Even the blandest garden has the potential to be something unique, and there’s nothing more unique than your own personal holiday destination! A touch of exotic life can turn your spare space into a place you can relax at a moment’s notice – we’ve teamed up with specialists from Olive Grove to show you how to turn your garden into an exotic escape.
Don’t skimp on water
A water feature, stream, pond or pool can transform even the most basic area of your garden into something completely new: go for something bombastic with backlit pools and stylish fountains, or take a more peaceful route with Japanese-style koi ponds and lily pads. The sound of running water can be just as relaxing as the sight of it, so you might even prefer to have a few tiny water statues dotted around to create some quiet ambience.
If you’re looking for something more functional, consider setting up a plant irrigation system – it won’t be as flashy as your own personal mini-river, but it’ll add a cool, damp feeling to your garden without feeling like a waste of good water. A drinking fountain can work well if you regularly have guests over, provided you can keep its water supply fresh, and will fit in with a lot of “resort-themed” garden designs.
Attract the right animals
Wild animals can completely change how a garden looks and feels, although some of them can be less helpful than others. It’s obviously a good idea to get rid of moles and other garden pests, but the right environment could bring in a big selection of birds, bugs and small animals to add some real nature to your relaxation spot.

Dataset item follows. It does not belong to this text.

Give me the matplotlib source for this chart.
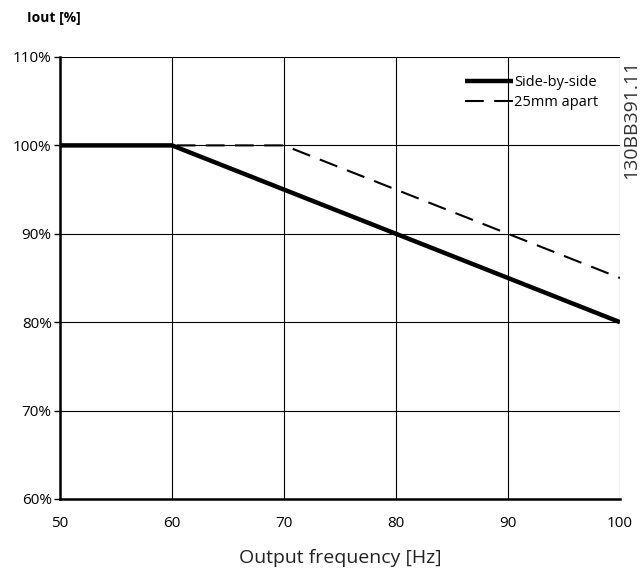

A few small birdfeeders around ponds and pools can keep away dragonflies and midges, whilst also stopping larger birds like pigeons and crows from settling there. Growing certain plants can attract butterflies and bees, whereas log and leaf piles will draw in some animals you’d normally only see during certain seasons and times of day, like hedgehogs or bats.
Add more exotic plants
The easiest way to add a splash of exotic colour to your garden is through plants – no matter where they’re from, you’ll be able to provide them with their ideal climate as long as you plan ahead. Palm trees, cacti, Venus flytraps and other exotic plants may be difficult to grow out in the open, so using the right kind of shelter can remove most of the hassle and leave you free to enjoy your display of exotic flora.
Use decking and tiles more often
Most gardens limit the patio floor to the area near the house, leaving the rest of it as bare dirt or grass. For a truly exotic experience, try extending your solid flooring in directions you normally wouldn’t expect – for example, add a raised wooden deck or turn your patio into a border that surrounds the entire garden, like the wooden bridges you might find in remote nature walks or isolated holiday destinations.
A regular garden path could be replaced with individual tiles for a more natural look, and you could even smash a few up slightly to give your outdoor floor a slight “historical ruins” feel. Depending on what kind of exotic look you’re doing for, you might prefer to cover the decking with other materials, like outdoor rugs or artificial grass.
Use colourful and vibrant lights
Exotic escapes call for exotic lights, and there are plenty of ways you can expand from a regular LED bulb. Everything, from mock wooden torches to tinted floor lights, can work if you find a fitting place to put them – you can even place some on or under your ponds and pools to shine out of the water, or hang them from trees to completely change how the light shines on your garden.
Don’t worry about powering them, either: solar-powered have been getting easier to find with every passing year, so you can keep your entire garden well-light without taking a hit to your electricity bill. If you’re conscious of light pollution annoying your neighbours or interrupting your sleep, motion-activated lights or lamps with a built-in timer might be a good compromise.
Give your garden a purpose
Probably the most important part of making an exotic escape is having something to escape to. Whether it’s a barbeque pit, hammock area or reading shelter, there should be a particular structure or piece of furniture that sets it apart from other gardens near you.
Maybe you want to have a private walled-off section for writing, or a shed-office for working on your hobbies: your new exotic garden shouldn’t just look important, it should actually be important to the way you spend your free time.